Data segment
------

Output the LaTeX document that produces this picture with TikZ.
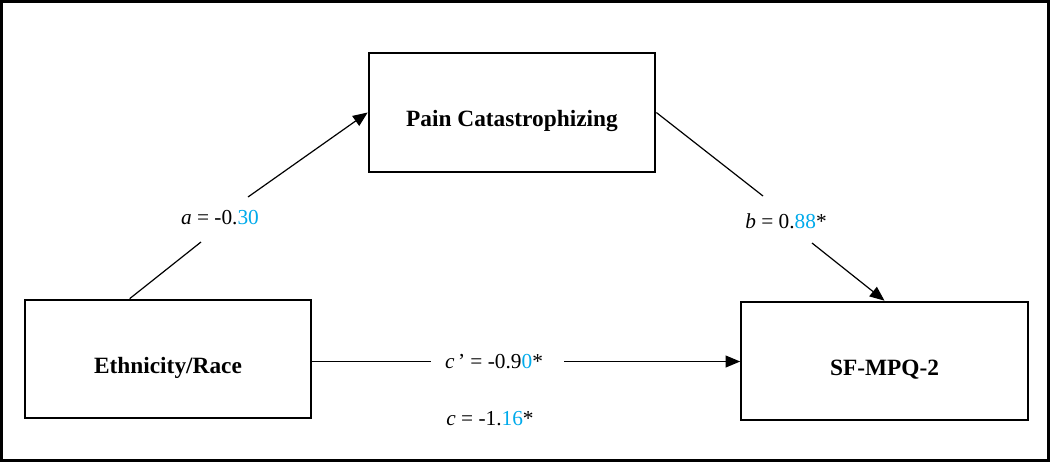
\documentclass[tikz,border=0pt]{standalone}
\usepackage{fontspec}
\setmainfont{Liberation Serif}
\usetikzlibrary{arrows.meta,calc}
\definecolor{numblue}{RGB}{0,170,235}
\newcommand{\bluedig}[1]{\textcolor{numblue}{#1}}

\begin{document}
\begin{tikzpicture}[x=0.75pt,y=0.75pt,yscale=-1,xscale=1,
  varbox/.style={draw,line width=1.5pt,inner sep=0pt,minimum width=215pt,minimum height=89pt,
    font=\fontsize{17.5}{20}\selectfont\bfseries,text height=23pt,text depth=2pt},
  pathlab/.style={inner sep=0.75pt,font=\fontsize{16}{19}\selectfont},
  conn/.style={line width=0.9pt},
  arr/.style={conn,-{Triangle[length=11pt,width=9pt]}}]
\useasboundingbox (0,0) rectangle (1050,462);
%Outer frame
\draw [line width=1.8pt] (1.5,1.5) rectangle (1048.5,460.5);

% Boxes
\node [varbox] (pain) at (512,112.5) {Pain Catastrophizing};
\node [varbox] (eth) at (168,359) {Ethnicity/Race};
\node [varbox] (sf) at (884.5,361) {SF-MPQ-2};

% Text Node
\node [pathlab] (alab) at (220,218) {\textit{a} = -0.\bluedig{30}};
% Text Node
\node [pathlab] (blab) at (786,221) {\textit{b} = 0.\bluedig{88}*};
% Text Node
\node [pathlab] (cplab) at (494,362) {\textit{c}\,’ = -0.9\bluedig{0}*};
% Text Node
\node [pathlab] (clab) at (490,419) {\textit{c} = -1.\bluedig{16}*};

% segment ends round the labels
\coordinate (a1) at (201,242);
\coordinate (a2) at (248,197);
\coordinate (b1) at (763,196);
\coordinate (b2) at (812,243);
\coordinate (c1) at (431,361.5);
\coordinate (c2) at (564,361.5);

%Straight Lines
\draw [conn] ($(eth.north west)+(106,0)$) -- (a1);
\draw [arr] (a2) -- (pain.west);
%Straight Lines
\draw [conn] (pain.east) -- (b1);
\draw [arr] (b2) -- (sf.north);
%Straight Lines
\draw [conn] (eth.east |- c1) -- (c1);
\draw [arr] (c2) -- (sf.west |- c2);

\end{tikzpicture}
\end{document}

------

Except for the pictures, copy the material above exactly.

Output the LaTeX document that produces this picture with TikZ.
\documentclass[tikz,border=0pt]{standalone}
\usepackage{fontspec}
\setmainfont{Liberation Serif}
\usetikzlibrary{arrows.meta,calc}
\definecolor{numblue}{RGB}{0,170,235}
\newcommand{\bluedig}[1]{\textcolor{numblue}{#1}}

\begin{document}
\begin{tikzpicture}[x=0.75pt,y=0.75pt,yscale=-1,xscale=1,
  varbox/.style={draw,line width=1.5pt,inner sep=0pt,minimum width=215pt,minimum height=89pt,
    font=\fontsize{17.5}{20}\selectfont\bfseries,text height=23pt,text depth=2pt},
  pathlab/.style={inner sep=0.75pt,font=\fontsize{16}{19}\selectfont},
  conn/.style={line width=0.9pt},
  arr/.style={conn,-{Triangle[length=11pt,width=9pt]}}]
\useasboundingbox (0,0) rectangle (1050,462);
%Outer frame
\draw [line width=1.8pt] (1.5,1.5) rectangle (1048.5,460.5);

% Boxes
\node [varbox] (pain) at (512,112.5) {Pain Catastrophizing};
\node [varbox] (eth) at (168,359) {Ethnicity/Race};
\node [varbox] (sf) at (884.5,361) {SF-MPQ-2};

% Text Node
\node [pathlab] (alab) at (220,218) {\textit{a} = -0.\bluedig{30}};
% Text Node
\node [pathlab] (blab) at (786,221) {\textit{b} = 0.\bluedig{88}*};
% Text Node
\node [pathlab] (cplab) at (494,362) {\textit{c}\,’ = -0.9\bluedig{0}*};
% Text Node
\node [pathlab] (clab) at (490,419) {\textit{c} = -1.\bluedig{16}*};

% segment ends round the labels
\coordinate (a1) at (201,242);
\coordinate (a2) at (248,197);
\coordinate (b1) at (763,196);
\coordinate (b2) at (812,243);
\coordinate (c1) at (431,361.5);
\coordinate (c2) at (564,361.5);

%Straight Lines
\draw [conn] ($(eth.north west)+(106,0)$) -- (a1);
\draw [arr] (a2) -- (pain.west);
%Straight Lines
\draw [conn] (pain.east) -- (b1);
\draw [arr] (b2) -- (sf.north);
%Straight Lines
\draw [conn] (eth.east |- c1) -- (c1);
\draw [arr] (c2) -- (sf.west |- c2);

\end{tikzpicture}
\end{document}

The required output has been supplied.